Oggi Pillon non gli dice “arrangiati”, ma prega per la sua anima, la sola cosa che cristianamente si possa fare per lui.

Ciò che è più sconcertante è la montante marea di fastidio, rabbia e diabolica inimicizia che compare sui social o sui giornali ogni volta che una persona prova ad alzare lo sguardo un po’ più in altro per invitare alla preghiera per le anime dei defunti. Era accaduta la stessa cosa anche a Costanza Miriano, la giornalista Rai che pochi giorni dopo il terremoto di Norcia venne letteralmente massacrata perché di fronte alle rovine delle sue amate città umbre avanzò un invito a pregare per le anime di tutte le persone morte. Un invito banale, se detto al chiuso di una chiesa da un vescovo, ma un insulto se fatto invece sulla pubblica piazza. Perché di vita eterna, di giudizio, di Paradiso e Inferno non si può parlare pena appunto l’accusa di oscurantismo e di crudeltà.
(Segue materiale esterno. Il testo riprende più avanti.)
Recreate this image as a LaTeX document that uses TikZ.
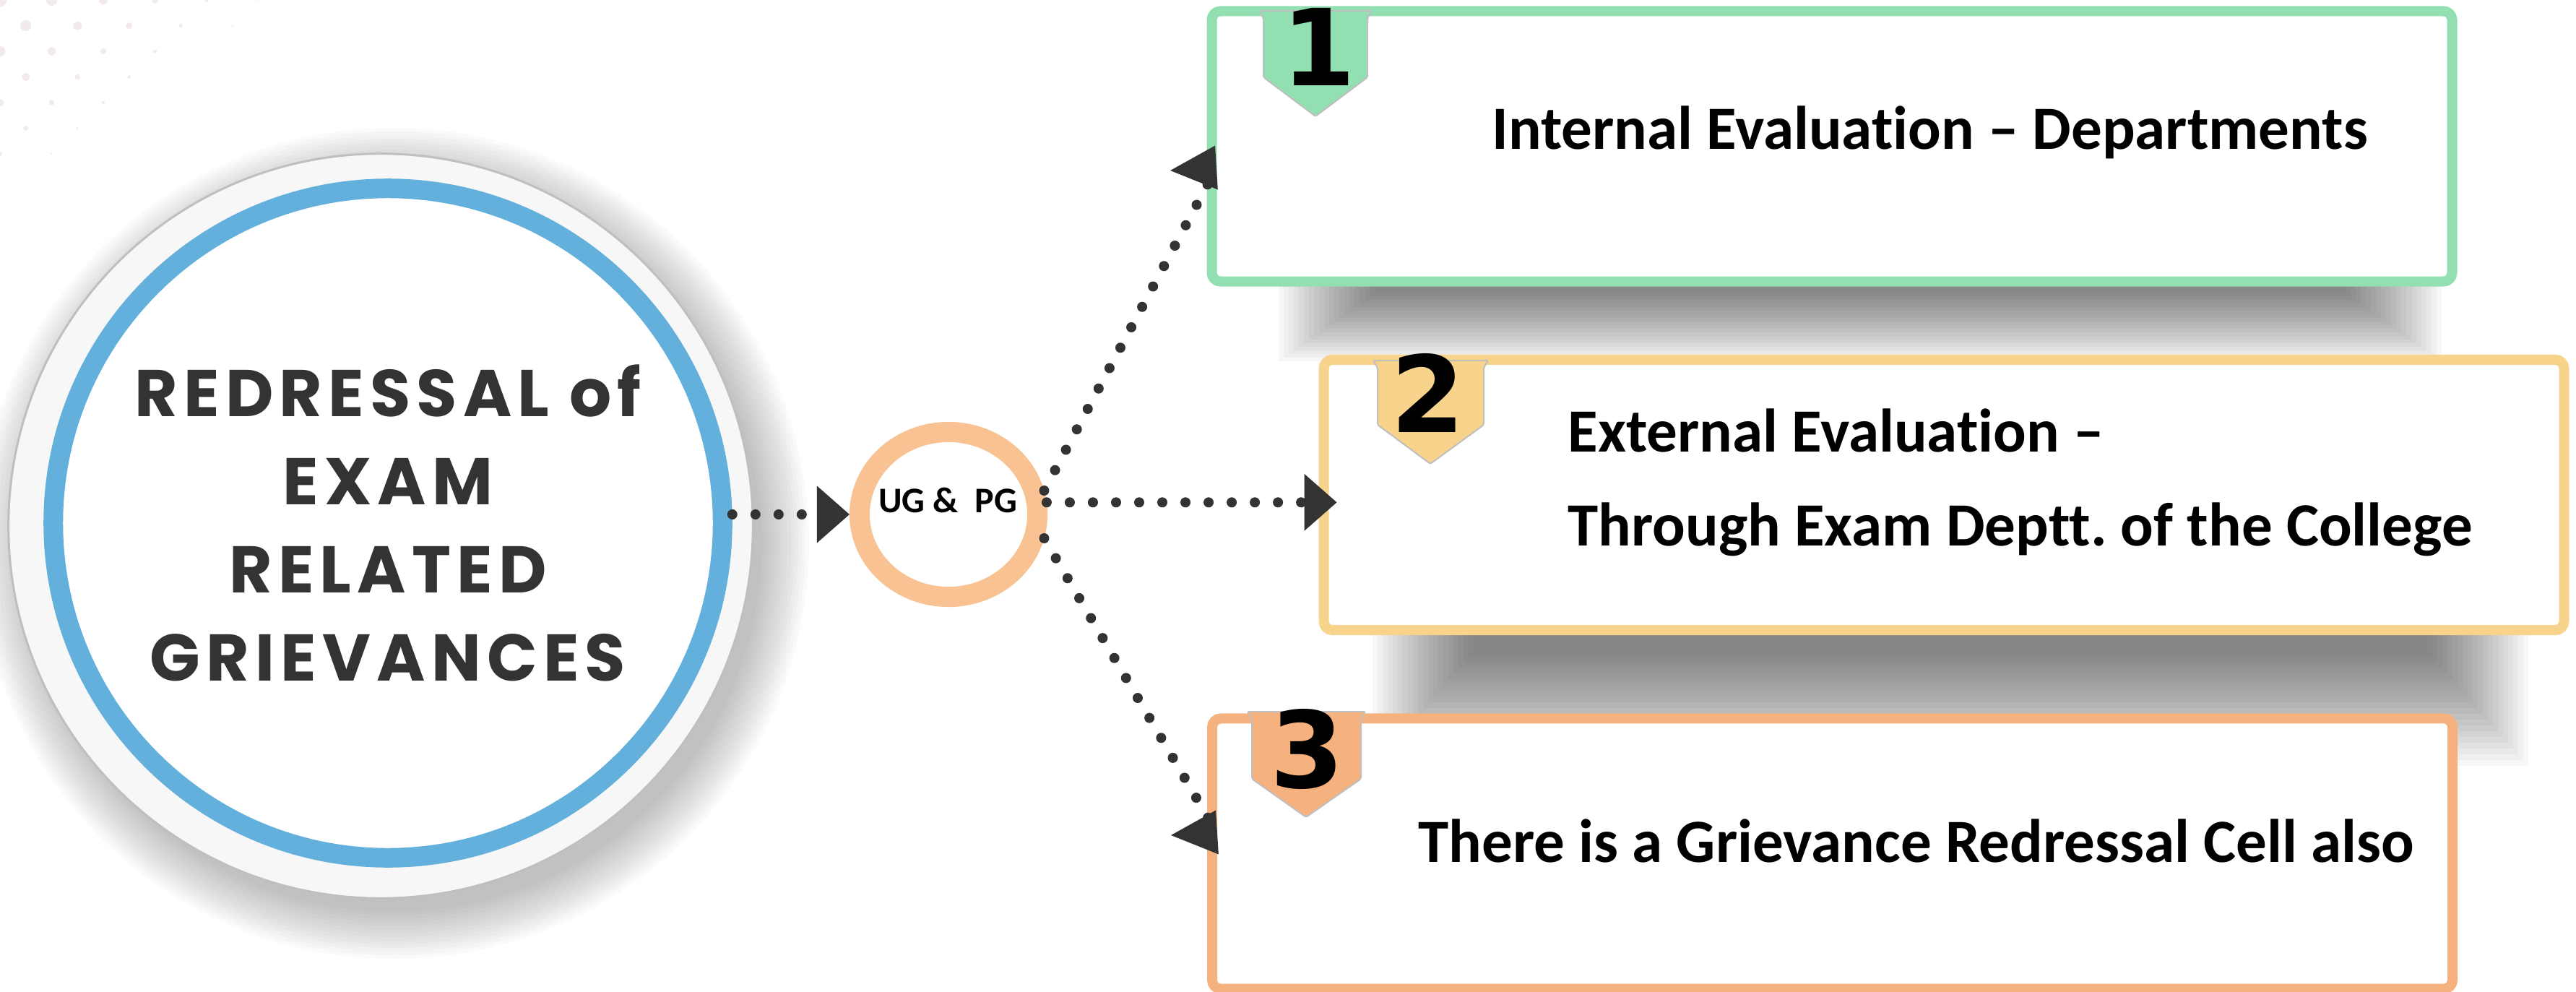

Eppure chi odia così tanto la preghiera vicaria per le anime in fondo si fa chiesa di se stesso e non riesce a vedere lo sguardo innamorato di Dio e preferisce catalogare la fede come superstizione e la richiesta di indulgenza – notò la Miriano – come un rito magico. E’ una mancanza di uno sguardo di amore per la quale, anche stavolta non c’è da far nient’altro che…pregare.